[Data entries]
....

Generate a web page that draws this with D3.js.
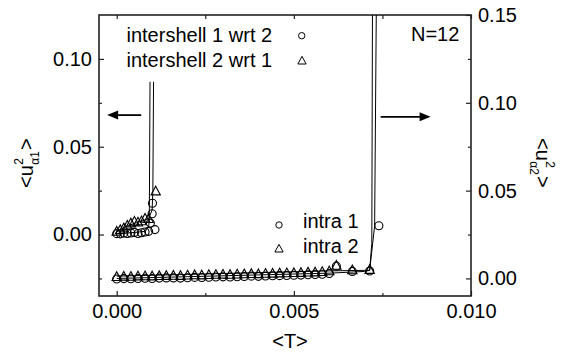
<!DOCTYPE html>
<html>
<head>
<meta charset="utf-8">
<script src="https://cdn.jsdelivr.net/npm/d3@7"></script>
<style>
  body { margin: 0; background: #fff; }
  svg text { font-family: "Liberation Sans", Arial, sans-serif; fill: #000; }
</style>
</head>
<body>
<svg id="chart" width="566" height="358"></svg>
<script>
// intershell series (left axis)
const interT1 = [0.0000, 0.0001, 0.0002, 0.0003, 0.0004, 0.0005, 0.0006, 0.0007, 0.0008, 0.0009, 0.00095, 0.00100, 0.00101, 0.00108];
const inter1  = [0.0005, 0.0004, 0.0008, 0.0006, 0.0009, 0.0012, 0.0006, 0.0010, 0.0014, 0.0018, 0.0065, 0.0118, 0.0178, 0.0028];
const interT2 = [0.0000, 0.0001, 0.0002, 0.0003, 0.0004, 0.0005, 0.0006, 0.0007, 0.0008, 0.0009, 0.0011];
const inter2  = [0.0016, 0.0025, 0.0035, 0.0050, 0.0063, 0.0073, 0.0068, 0.0075, 0.0090, 0.0088, 0.0245];

// intrashell series (right axis)
const intraT = [0.0000, 0.0002, 0.0004, 0.0006, 0.0008, 0.0010, 0.0012, 0.0014, 0.0016, 0.0018,
                0.0020, 0.0022, 0.0024, 0.0026, 0.0028, 0.0030, 0.0032, 0.0034, 0.0036, 0.0038,
                0.0040, 0.0042, 0.0044, 0.0046, 0.0048, 0.0050, 0.0052, 0.0054, 0.0056, 0.0058,
                0.0060, 0.0062, 0.00665, 0.00714];
const intra2 = [0.0008, 0.0010, 0.0009, 0.0011, 0.0012, 0.0011, 0.0013, 0.0014, 0.0015, 0.0014,
                0.0016, 0.0018, 0.0017, 0.0019, 0.0020, 0.0021, 0.0020, 0.0022, 0.0023, 0.0025,
                0.0024, 0.0026, 0.0027, 0.0028, 0.0029, 0.0030, 0.0031, 0.0033, 0.0034, 0.0036,
                0.0040, 0.0072, 0.0046, 0.0048];
const intra1 = [-0.0003, -0.0001, -0.0002, 0.0000, 0.0001, 0.0000, 0.0002, 0.0003, 0.0003, 0.0002,
                0.0004, 0.0006, 0.0005, 0.0007, 0.0008, 0.0009, 0.0008, 0.0010, 0.0011, 0.0013,
                0.0012, 0.0014, 0.0015, 0.0016, 0.0017, 0.0018, 0.0019, 0.0021, 0.0022, 0.0024,
                0.0028, 0.0070, 0.0040, 0.0042];
const intra1ExtraT = [0.0074];
const intra1Extra  = [0.030];

// fitted curves (diverging)
const fitInterAT = [0.0000, 0.0004, 0.0008, 0.0009, 0.00092, 0.00094];
const fitInterA  = [0.0006, 0.0010, 0.0018, 0.0040, 0.0090, 0.087];
const fitInterBT = [0.0000, 0.0003, 0.0006, 0.0009, 0.0010, 0.00102, 0.00104];
const fitInterB  = [0.0016, 0.0050, 0.0070, 0.0090, 0.0140, 0.0250, 0.087];
const fitIntraCT = [0.0000, 0.0020, 0.0040, 0.0060, 0.0070, 0.00714, 0.00720, 0.00722];
const fitIntraC  = [0.0000, 0.0010, 0.0020, 0.0030, 0.0040, 0.0046, 0.020, 0.16];
const fitIntraDT = [0.0000, 0.0020, 0.0040, 0.0060, 0.0070, 0.00714, 0.00728, 0.00733];
const fitIntraD  = [0.0013, 0.0023, 0.0033, 0.0043, 0.0046, 0.0046, 0.030, 0.16];

const xMajor = [0, 0.005, 0.010];
const xMinor = [0.0025, 0.0075];
const yLeftMajor = [0.00, 0.05, 0.10];
const yLeftMinor = [-0.025, 0.025, 0.075];
const yRightMajor = [0.00, 0.05, 0.10, 0.15];
const yRightMinor = [0.025, 0.075, 0.125];

const plot = { left: 99, right: 471, top: 15, bottom: 296 };
const FS = 20;

const svg = d3.select("#chart");

const x = d3.scaleLinear().domain([-0.0005, 0.010]).range([plot.left, plot.right]);
const yL = d3.scaleLinear().domain([-0.035, 0.125]).range([plot.bottom, plot.top]);
const yR = d3.scaleLinear().domain([-0.01, 0.15]).range([plot.bottom, plot.top]);

svg.append("defs").append("clipPath").attr("id", "clip")
  .append("rect")
  .attr("x", plot.left).attr("y", plot.top)
  .attr("width", plot.right - plot.left).attr("height", plot.bottom - plot.top);

// axes, ticks pointing inward
function styleAxis(g) {
  g.select(".domain").remove();
  g.selectAll(".tick line").attr("stroke", "#222").attr("stroke-width", 1.2);
  g.selectAll(".tick text").style("font-size", FS + "px").attr("fill", "#000");
}

svg.append("g").attr("transform", `translate(0,${plot.bottom})`)
  .call(d3.axisBottom(x).tickValues(xMajor).tickSize(-5).tickPadding(8).tickFormat(d3.format(".3f")))
  .call(styleAxis);
svg.append("g").attr("transform", `translate(0,${plot.bottom})`)
  .call(d3.axisBottom(x).tickValues(xMinor).tickSize(-3).tickFormat(""))
  .call(styleAxis);
svg.append("g").attr("transform", `translate(0,${plot.top})`)
  .call(d3.axisTop(x).tickValues(xMajor.concat(xMinor)).tickSize(-4).tickFormat(""))
  .call(styleAxis);

svg.append("g").attr("transform", `translate(${plot.left},0)`)
  .call(d3.axisLeft(yL).tickValues(yLeftMajor).tickSize(-5).tickPadding(7).tickFormat(d3.format(".2f")))
  .call(styleAxis);
svg.append("g").attr("transform", `translate(${plot.left},0)`)
  .call(d3.axisLeft(yL).tickValues(yLeftMinor).tickSize(-3).tickFormat(""))
  .call(styleAxis);

svg.append("g").attr("transform", `translate(${plot.right},0)`)
  .call(d3.axisRight(yR).tickValues(yRightMajor).tickSize(-5).tickPadding(7).tickFormat(d3.format(".2f")))
  .call(styleAxis);
svg.append("g").attr("transform", `translate(${plot.right},0)`)
  .call(d3.axisRight(yR).tickValues(yRightMinor).tickSize(-3).tickFormat(""))
  .call(styleAxis);

// frame
svg.append("rect")
  .attr("x", plot.left).attr("y", plot.top)
  .attr("width", plot.right - plot.left).attr("height", plot.bottom - plot.top)
  .attr("fill", "none").attr("stroke", "#222").attr("stroke-width", 1.6);

// fit curves
const zip = (ts, vs) => ts.map((t, i) => [t, vs[i]]);
const lineL = d3.line().x(d => x(d[0])).y(d => yL(d[1]));
const lineR = d3.line().x(d => x(d[0])).y(d => yR(d[1]));
const curves = svg.append("g").attr("clip-path", "url(#clip)")
  .attr("fill", "none").attr("stroke", "#000").attr("stroke-width", 1);
curves.append("path").attr("d", lineL(zip(fitInterAT, fitInterA)));
curves.append("path").attr("d", lineL(zip(fitInterBT, fitInterB)));
curves.append("path").attr("d", lineR(zip(fitIntraCT, fitIntraC)));
curves.append("path").attr("d", lineR(zip(fitIntraDT, fitIntraD)));

// symbols
const triPath = s => `M0,${-s * 0.62}L${s * 0.55},${s * 0.4}L${-s * 0.55},${s * 0.4}Z`;
const marks = svg.append("g").attr("fill", "none").attr("stroke", "#000").attr("stroke-width", 1.1);

function circles(ts, vs, y) {
  marks.append("g").selectAll("circle").data(zip(ts, vs)).join("circle")
    .attr("cx", d => x(d[0])).attr("cy", d => y(d[1])).attr("r", 4);
}
function triangles(ts, vs, y) {
  marks.append("g").selectAll("path").data(zip(ts, vs)).join("path")
    .attr("transform", d => `translate(${x(d[0])},${y(d[1])})`)
    .attr("d", triPath(8.5));
}
triangles(interT2, inter2, yL);
circles(interT1, inter1, yL);
triangles(intraT, intra2, yR);
circles(intraT, intra1, yR);
circles(intra1ExtraT, intra1Extra, yR);

// legends
const legend = svg.append("g").style("font-size", FS + "px");
legend.append("text").attr("x", 126.5).attr("y", 41.7).text("intershell 1 wrt 2");
legend.append("text").attr("x", 126.5).attr("y", 66.7).text("intershell 2 wrt 1");
legend.append("circle").attr("cx", 301.7).attr("cy", 35.7).attr("r", 3.2)
  .attr("fill", "none").attr("stroke", "#000");
legend.append("path").attr("transform", "translate(302,61)").attr("d", triPath(7.5))
  .attr("fill", "none").attr("stroke", "#000");
legend.append("text").attr("x", 303).attr("y", 228.3).text("intra 1");
legend.append("text").attr("x", 303).attr("y", 253.3).text("intra 2");
legend.append("circle").attr("cx", 279).attr("cy", 225).attr("r", 3.2)
  .attr("fill", "none").attr("stroke", "#000");
legend.append("path").attr("transform", "translate(279,249)").attr("d", triPath(7.5))
  .attr("fill", "none").attr("stroke", "#000");
legend.append("text").attr("x", 411).attr("y", 40.7).text("N=12");

// arrows pointing to the relevant axis
function arrow(t0, t1, v, y) {
  const x0 = x(t0), x1 = x(t1), yy = y(v);
  const dir = Math.sign(x1 - x0);
  svg.append("line").attr("x1", x0).attr("y1", yy).attr("x2", x1 - dir * 8).attr("y2", yy)
    .attr("stroke", "#000").attr("stroke-width", 1.8);
  svg.append("path")
    .attr("d", `M${x1},${yy}L${x1 - dir * 11},${yy - 4.5}L${x1 - dir * 11},${yy + 4.5}Z`)
    .attr("fill", "#000");
}
arrow(0.00069, -0.00027, 0.068, yL);
arrow(0.00745, 0.00886, 0.092, yR);

// axis titles
svg.append("text").attr("x", 290).attr("y", 348).attr("text-anchor", "middle")
  .style("font-size", FS + "px").text("<T>");

function yTitle(tx, ty, angle, sub) {
  const g = svg.append("g").attr("transform", `translate(${tx},${ty}) rotate(${angle})`)
    .style("font-size", FS + "px");
  const a = g.append("text").attr("x", 0).attr("y", 0).text("<u");
  const w = a.node().getComputedTextLength();
  g.append("text").attr("x", w + 0.5).attr("y", -10).style("font-size", "12px").text("2");
  const s = g.append("text").attr("x", w + 0.5).attr("y", 6).style("font-size", "12px").text(sub);
  const ws = s.node().getComputedTextLength();
  g.append("text").attr("x", w + ws + 1.5).attr("y", 0).text(">");
}
yTitle(33, 188, -90, "\u03b11");
yTitle(536, 138, 90, "\u03b12");
</script>
</body>
</html>
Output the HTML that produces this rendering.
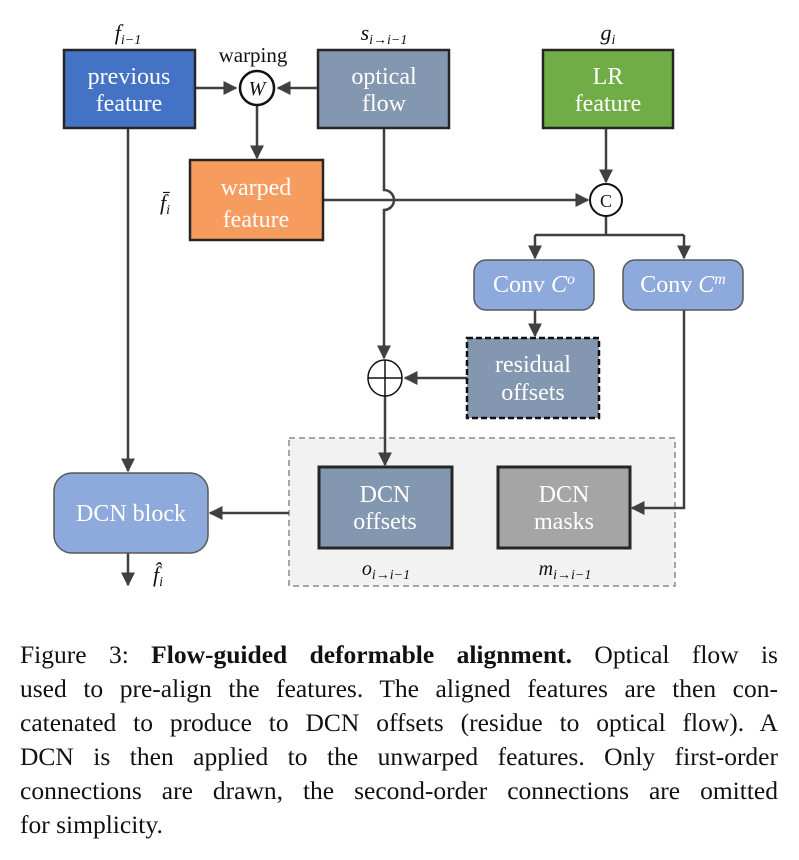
<!DOCTYPE html>
<html><head><style>
body{margin:0;background:#fff;width:799px;height:860px;overflow:hidden}
svg text{font-family:"Liberation Serif",serif}
.cap{position:absolute;left:20px;top:638px;width:758px;font-family:"Liberation Serif",serif;font-size:25.5px;line-height:34px;color:#111}
.cap div{text-align:justify;text-align-last:justify;white-space:nowrap}
.cap div.l{text-align-last:left}
</style></head><body>
<svg width="799" height="620" style="position:absolute;left:0;top:0">
<defs>
<marker id="b" viewBox="0 0 10 10" markerWidth="14" markerHeight="14" refX="9" refY="5" orient="auto" markerUnits="userSpaceOnUse"><path d="M0,0 L10,5 L0,10z" fill="#404040"/></marker></defs>
<rect x="289" y="438" width="386" height="148" fill="#f2f2f2" stroke="#a6a6a6" stroke-width="2" stroke-dasharray="6,4"/>
<g stroke="#404040" stroke-width="2.5" fill="none">
<path d="M195,88 H236" marker-end="url(#b)"/>
<path d="M318,88 H278" marker-end="url(#b)"/>
<path d="M257,105 V158" marker-end="url(#b)"/>
<path d="M128,128 V471" marker-end="url(#b)"/>
<path d="M384,128 V190 A10,10 0 0 1 384,210 V358" marker-end="url(#b)"/>
<path d="M323,200 H588" marker-end="url(#b)"/>
<path d="M606,128 V182" marker-end="url(#b)"/>
<path d="M606,216 V235 M535,235 H684" />
<path d="M535,235 V258" marker-end="url(#b)"/>
<path d="M684,235 V258" marker-end="url(#b)"/>
<path d="M535,310 V336" marker-end="url(#b)"/>
<path d="M467,378 H405" marker-end="url(#b)"/>
<path d="M385,396 V465" marker-end="url(#b)"/>
<path d="M684,310 V508 H632" marker-end="url(#b)"/>
<path d="M289,513 H210" marker-end="url(#b)"/>
<path d="M128,553 V585" marker-end="url(#b)"/>
</g>
<g stroke="#262626" stroke-width="2.5">
<rect x="64" y="50" width="131" height="78" fill="#4472C4"/>
<rect x="318" y="50" width="131" height="78" fill="#8497B0"/>
<rect x="543" y="50" width="130" height="78" fill="#70AD47"/>
<rect x="190" y="160" width="133" height="80" fill="#F79C5F"/>
<rect x="319" y="467" width="133" height="81" fill="#8497B0" stroke-width="3"/>
<rect x="498" y="467" width="132" height="81" fill="#A5A5A5" stroke-width="3"/>
</g>
<rect x="467" y="338" width="132" height="80" fill="#8497B0" stroke="#111" stroke-width="2.5" stroke-dasharray="6,3"/>
<g fill="#8EA9DB" stroke="#595959" stroke-width="1.5">
<rect x="474" y="260" width="120" height="50" rx="12"/>
<rect x="623" y="260" width="120" height="50" rx="12"/>
<rect x="54" y="473" width="154" height="80" rx="18"/>
</g>
<circle cx="257" cy="88" r="17" fill="#fff" stroke="#111" stroke-width="2.5"/>
<circle cx="606" cy="200" r="16" fill="#fff" stroke="#111" stroke-width="2"/>
<g stroke="#111" stroke-width="1.5" fill="#fff"><ellipse cx="385" cy="378" rx="17" ry="18"/><path d="M368,378 H402 M385,360 V396"/></g>
<g fill="#fff" font-size="24" text-anchor="middle">
<text x="129" y="84">previous</text><text x="129" y="111">feature</text>
<text x="384" y="84">optical</text><text x="384" y="111">flow</text>
<text x="608" y="84">LR</text><text x="608" y="111">feature</text>
<text x="256" y="195">warped</text><text x="256" y="227">feature</text>
<text x="534" y="292">Conv <tspan font-style="italic">C</tspan><tspan dy="-8" font-size="16" font-style="italic">o</tspan></text>
<text x="683" y="292">Conv <tspan font-style="italic">C</tspan><tspan dy="-8" font-size="16" font-style="italic">m</tspan></text>
<text x="533" y="372">residual</text><text x="533" y="400">offsets</text>
<text x="385" y="502">DCN</text><text x="385" y="529">offsets</text>
<text x="564" y="502">DCN</text><text x="564" y="529">masks</text>
<text x="131" y="521">DCN block</text>
</g>
<g fill="#111" text-anchor="middle" font-style="italic">
<text x="128" y="40" font-size="22">f<tspan font-size="14" dy="4">i−1</tspan></text>
<text x="384" y="40" font-size="22">s<tspan font-size="14" dy="4">i→i−1</tspan></text>
<text x="608" y="40" font-size="22">g<tspan font-size="14" dy="4">i</tspan></text>
<text x="165" y="210" font-size="22">f̄<tspan font-size="14" dy="4">i</tspan></text>
<text x="257" y="95" font-size="20">W</text>
<text x="386" y="575" font-size="20">o<tspan font-size="14" dy="4">i→i−1</tspan></text>
<text x="565" y="575" font-size="20">m<tspan font-size="14" dy="4">i→i−1</tspan></text>
<text x="158" y="582" font-size="22">f̂<tspan font-size="14" dy="4">i</tspan></text>
</g>
<text x="253" y="62" font-size="21" fill="#111" text-anchor="middle">warping</text>
<text x="606" y="207" font-size="18" fill="#111" text-anchor="middle">C</text>
</svg>
<div class="cap">
<div>Figure 3: <b>Flow-guided deformable alignment.</b> Optical flow is</div>
<div>used to pre-align the features. The aligned features are then con-</div>
<div>catenated to produce to DCN offsets (residue to optical flow). A</div>
<div>DCN is then applied to the unwarped features. Only first-order</div>
<div>connections are drawn, the second-order connections are omitted</div>
<div class="l">for simplicity.</div>
</div>
</body></html>
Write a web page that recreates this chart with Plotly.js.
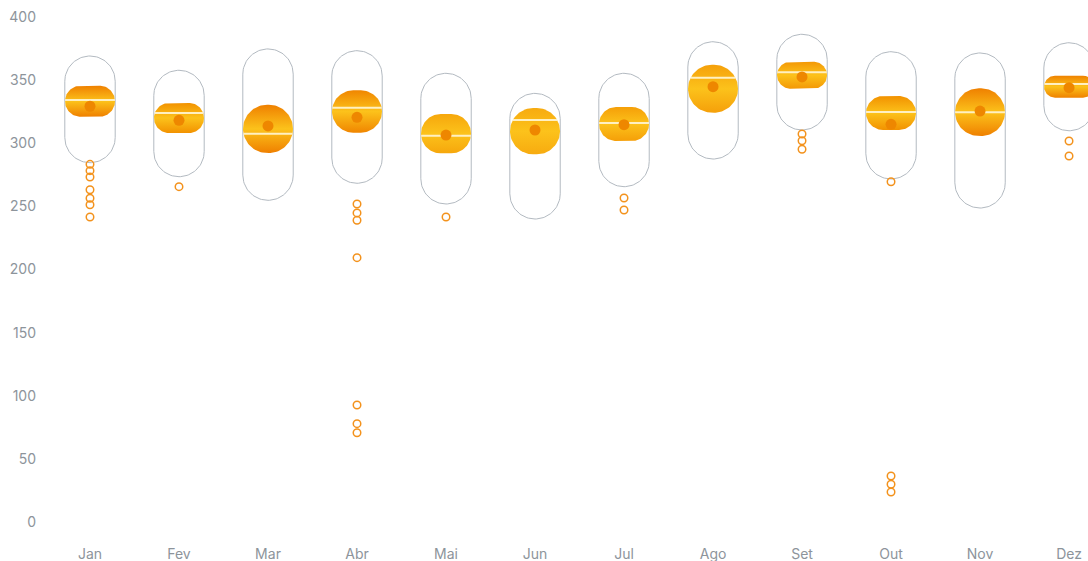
<!DOCTYPE html>
<html>
<head>
<meta charset="utf-8">
<script src="https://cdn.plot.ly/plotly-3.0.1.min.js"></script>
<style>
  html, body { margin: 0; padding: 0; background: #ffffff; }
  #chart { width: 1088px; height: 561px; }
</style>
</head>
<body>
<div id="chart"></div>
<script>
// ---------- data ----------
const months      = ['Jan','Fev','Mar','Abr','Mai','Jun','Jul','Ago','Set','Out','Nov','Dez'];
const lowWhisker  = [284.6, 273.5, 254.8, 268.3, 251.9, 240.0, 265.6, 287.5, 310.5, 271.7, 248.7, 309.9];
const q1          = [321.0, 308.1, 292.3, 308.4, 292.0, 291.2, 301.8, 324.2, 343.2, 310.5, 305.7, 336.1];
const median      = [334.3, 324.0, 307.6, 328.2, 306.0, 318.4, 316.0, 351.9, 356.2, 324.8, 324.5, 346.9];
const q3          = [345.6, 331.9, 330.5, 341.9, 323.2, 327.9, 328.7, 362.2, 364.6, 337.4, 343.5, 353.5];
const highWhisker = [369.1, 357.8, 374.7, 373.3, 355.4, 339.5, 355.4, 380.4, 386.3, 372.5, 371.5, 379.6];
const mean        = [329.3, 318.2, 313.7, 320.5, 306.5, 310.5, 314.7, 344.8, 352.5, 315.0, 325.5, 344.0];
const outliers    = [
  [283.3, 278.3, 273.3, 263.2, 256.4, 251.3, 241.6], // Jan
  [265.6],                                           // Fev
  [],                                                // Mar
  [251.9, 244.8, 239.0, 209.4, 92.7, 77.9, 70.7],    // Abr
  [241.6],                                           // Mai
  [],                                                // Jun
  [256.6, 247.1],                                    // Jul
  [],                                                // Ago
  [307.3, 302.0, 295.2],                             // Set
  [269.5, 36.4, 29.9, 23.8],                         // Out
  [],                                                // Nov
  [301.8, 289.9]                                     // Dez
];
const yTickVals = [0, 50, 100, 150, 200, 250, 300, 350, 400];

// ---------- style ----------
const W = 1088, H = 561;
const margin = {l: 45, r: 0, t: 10, b: 21};
const xRange = [-0.5056, 11.213];
const yRange = [-14.26, 405.54];
const pxPerX = (W - margin.l - margin.r) / (xRange[1] - xRange[0]);
const pxPerY = (H - margin.t - margin.b) / (yRange[1] - yRange[0]);
const PILL_W = 50.4, BOX_W = 50;
const boxEdge = ['#ef8000','#f29200','#ef8000','#f08600','#f6a70c','#f7ab10','#f59f08','#f5a00a','#f39806','#f29200','#ef8000','#ef8200'];
const boxMid = '#fcc21b';
const fontFam = 'Inter, "Open Sans", sans-serif';

function roundedRect(cx, yLo, yHi, wPx, rMax) {
  const hPx = (yHi - yLo) * pxPerY;
  const hw = wPx / 2;
  const r = Math.min(rMax, hw, hPx / 2);
  const centers = [
    [hw - r, hPx - r, 0], [-(hw - r), hPx - r, 90],
    [-(hw - r), r, 180], [hw - r, r, 270]
  ];
  const xs = [], ys = [];
  const N = 24;
  centers.forEach(([ccx, ccy, a0]) => {
    for (let i = 0; i <= N; i++) {
      const a = (a0 + 90 * i / N) * Math.PI / 180;
      xs.push(cx + (ccx + r * Math.cos(a)) / pxPerX);
      ys.push(yLo + (ccy + r * Math.sin(a)) / pxPerY);
    }
  });
  xs.push(xs[0]); ys.push(ys[0]);
  return {xs, ys, r, hPx};
}

function halfWidthAt(yLo, yHi, wPx, yVal) {
  const hPx = (yHi - yLo) * pxPerY;
  const hw = wPx / 2;
  const r = Math.min(hw, hPx / 2);
  const py = (yVal - yLo) * pxPerY;
  let dy = 0;
  if (py < r) dy = r - py; else if (py > hPx - r) dy = py - (hPx - r);
  dy = Math.min(dy, r);
  return (hw - r) + Math.sqrt(Math.max(0, r * r - dy * dy));
}

const traces = [];

// outer whisker pills
const pillX = [], pillY = [];
months.forEach((m, i) => {
  const p = roundedRect(i, lowWhisker[i], highWhisker[i], PILL_W, 1000);
  pillX.push(...p.xs, null); pillY.push(...p.ys, null);
});
traces.push({
  x: pillX, y: pillY, mode: 'lines', type: 'scatter',
  line: {color: '#b3bac1', width: 1}, hoverinfo: 'skip', showlegend: false
});

// boxes with gradient
months.forEach((m, i) => {
  const p = roundedRect(i, q1[i], q3[i], BOX_W, 1000);
  traces.push({
    x: p.xs, y: p.ys, mode: 'lines', type: 'scatter', fill: 'toself',
    line: {width: 0, color: 'rgba(0,0,0,0)'},
    fillgradient: {type: 'vertical', colorscale: [[0, boxEdge[i]], [0.5, boxMid], [1, boxEdge[i]]]},
    hoverinfo: 'skip', showlegend: false
  });
});

// median lines
const medX = [], medY = [];
months.forEach((m, i) => {
  const hw = halfWidthAt(q1[i], q3[i], BOX_W, median[i]) / pxPerX;
  medX.push(i - hw, i + hw, null); medY.push(median[i], median[i], null);
});
traces.push({
  x: medX, y: medY, mode: 'lines', type: 'scatter',
  line: {color: '#fff0c2', width: 2}, hoverinfo: 'skip', showlegend: false
});

// mean dots
traces.push({
  x: months.map((m, i) => i), y: mean, mode: 'markers', type: 'scatter',
  marker: {color: '#ee8700', size: 11, line: {width: 0}},
  hoverinfo: 'skip', showlegend: false
});

// outliers
const oX = [], oY = [];
outliers.forEach((arr, i) => arr.forEach(v => { oX.push(i); oY.push(v); }));
traces.push({
  x: oX, y: oY, mode: 'markers', type: 'scatter',
  marker: {symbol: 'circle-open', color: '#f3921c', size: 7.5, line: {width: 1.5, color: '#f3921c'}},
  hoverinfo: 'skip', showlegend: false
});

const layout = {
  width: W, height: H, margin: margin,
  paper_bgcolor: '#ffffff', plot_bgcolor: '#ffffff',
  showlegend: false,
  font: {family: fontFam, size: 14, color: '#8d949b'},
  xaxis: {
    range: xRange, tickmode: 'array', tickvals: months.map((m, i) => i), ticktext: months,
    showgrid: false, zeroline: false, showline: false, ticks: '', fixedrange: true,
    tickfont: {family: fontFam, size: 14, color: '#8d949b'}, ticklabelstandoff: 4
  },
  yaxis: {
    range: yRange, tickmode: 'array', tickvals: yTickVals,
    showgrid: false, zeroline: false, showline: false, ticks: '', fixedrange: true,
    tickfont: {family: fontFam, size: 14, color: '#8d949b'}, ticklabelstandoff: 8
  }
};

Plotly.newPlot('chart', traces, layout, {displayModeBar: false, staticPlot: true});
</script>
</body>
</html>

....

▶ _Aim_
Lines that hold the word "this" are the ones to return, every one of them.

▶ _Output_
Generate a web page that draws this with D3.js.
Output the HTML that produces this rendering.
Write a web page that recreates this chart with Plotly.js.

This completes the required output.